Katie Bradley is one of the hopefuls, a journalist who has just returned from the Midwest, where she was doing a book research that blew up in her face. She had an "in" thanks to her sister, Hana, an original Herder and the best friend of Eleanor Walsh, its charismatic founder.

Eleanor is admired and quietly feared, even as she strives to be warm and approachable. Hana is in charge of public relations, and is working around the clock in preparation for a big announcement from Eleanor, one that will change The Herd's trajectory forever. Meanwhile, Katie secretly hopes she has found her next book subject in Eleanor, who is brilliant, trailblazing, while extremely private.

On the night of The Herd's glitzy news conference, Eleanor vanishes without a trace. Everybody has a theory why she ran, but when the police suspect foul play, everyone becomes a suspect, from her husband to other Herders, to the men's rights groups that have had it out for The Herd since it opened, to even her close friends.

As Hana tries to figure out what her friend was hiding, Katie is chasing the story of her life, and the sisters have to face down the secrets they're hiding from each other.

Bartz said of what inspired her new novel, "I love trying to capture the complex dynamics of a close-knit, closed-door social milieu - that's why I set The Lost Night behind the graffiti-splattered doors of Calhoun Lofts, a hipster playground in deep-recession Brooklyn. I wanted to set my second book inside an equally fascinating, exclusive world. While I'm not a member of any all-female coworking spaces, I've visited many as a guest, and I've read the articles debating their merit as 'flashpoint[s] for debates over feminism, money, and power,' as one article dubbed them.
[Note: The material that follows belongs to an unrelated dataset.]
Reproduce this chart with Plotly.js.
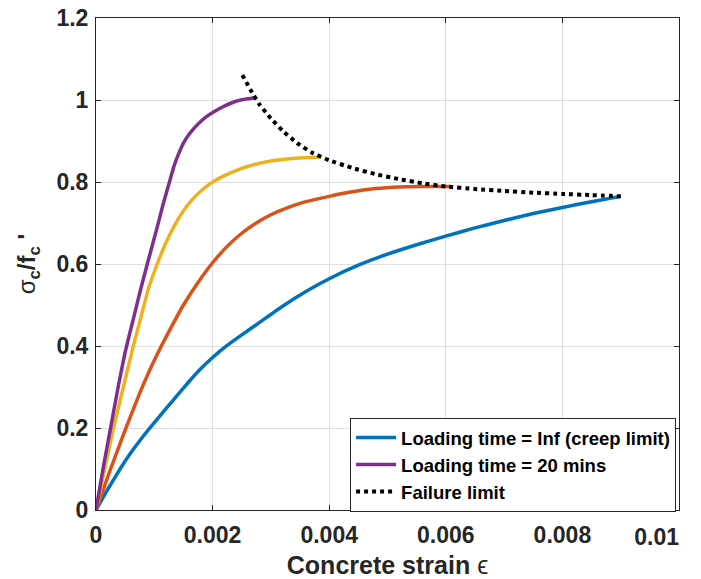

I thought it would be fun to set a thriller full of secrets, lies, and hidden agendas in such an airy, beautiful, positive setting. In a flash, I saw the Herd's logo with the H-E-R in purple, and I was off and running."

On how she crafted the characters in the book, Bartz says, "I write without an outline (I'm what's known as a 'pantser,' not a plotter), so I was figuring out their personalities as I put together the first draft. I wanted all the female characters to have very different approaches to succeeding in a man's world. I enjoyed switching back and forth between brash, outspoken Katie and mature, conscientious Hana because I vacillate between those two extremes myself; most women will recognize the urge to grab the spotlight and make everyone laugh, but also to be the organized, in-control grownup in high-stakes situations. Eleanor took me the longest to understand, because she's so buttoned-up and perfect-seeming. But of course, there's always more than meets the eye."

If you enjoyed the suspense of The Lost Night, Bartz delivers yet again with The Herd, a book you won't want to put down, and which captures the effects of the female empowerment movement.